The same people making these claims suggest this environment pushes qualified air marshals out of the service, leaving the agency shorthanded and unable to perform its task. Craig Sawyer, a former air marshal, told CBS News, “There are thousands and thousands of flights that are unprotected because good agents have been chased off.”
CBS News’ Armen Keteyian adds “That may be why, as one internal email shows, the service recently sought help from six other federal agencies— like the Coast Guard—in order to meet a ’90-day [TSA] surge initiative’ to increase security on U.S. flights in response to the attempted Christmas day attack.”
Mind Your Own Business?
While reading the various news stories and articles on this subject, I came across a fascinating trend: Lots of commenters saying the media shouldn’t report this stuff (mostly the Jeopardy! board story), that, effectively, what happens behind closed doors is none of the public’s business. Numerous commenters contend that those on the outside shouldn’t judge what happens on the inside, because we can’t know what it’s like to bear the pressure of protecting our national security.

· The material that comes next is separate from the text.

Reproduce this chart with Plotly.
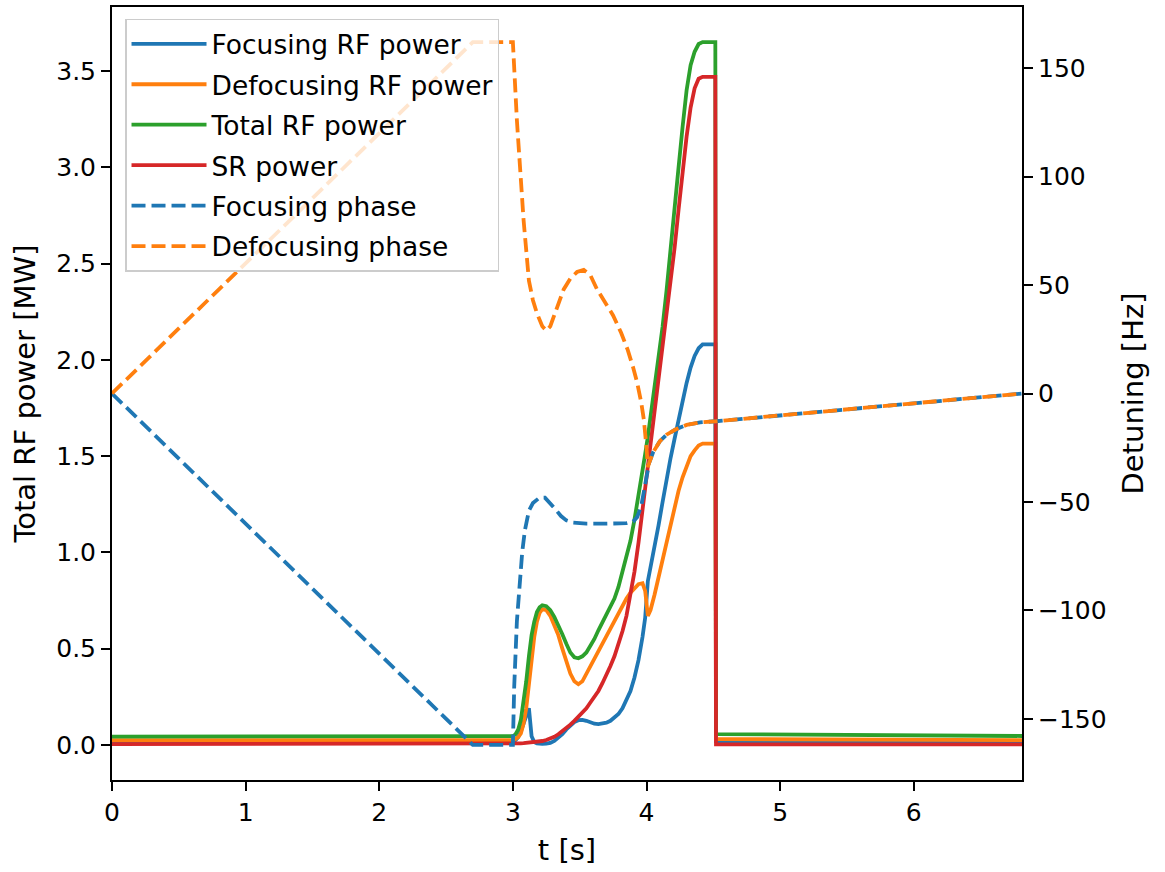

My sense is that there’s some truth to this. Most of the officials who drew up that board, or who defend it, may not have meant any harm. And in most other contexts, one could have a debate about political correctness, and whether or not we should be so sensitive.
But these agents and their defenders don’t see or comprehend the damage they’re inflicting on the TSA and, to a point, on the national psyche. The TSA’s image is in the tank at the moment, and it’s difficult to estimate how much confidence the public has in the agency—or, more usefully, how safe the public feels.
Racism, sexism, and intolerance really have no place in our national security program, and the appearance of any form of prejudice only drags the TSA’s reputation—some may even say its solvency—further into the depths. We need to trust our security personnel, both their character and judgment, and this does anything but inspire trust.
After all, there is no such thing as guaranteed security, but it doesn’t take much to make people feel unsafe.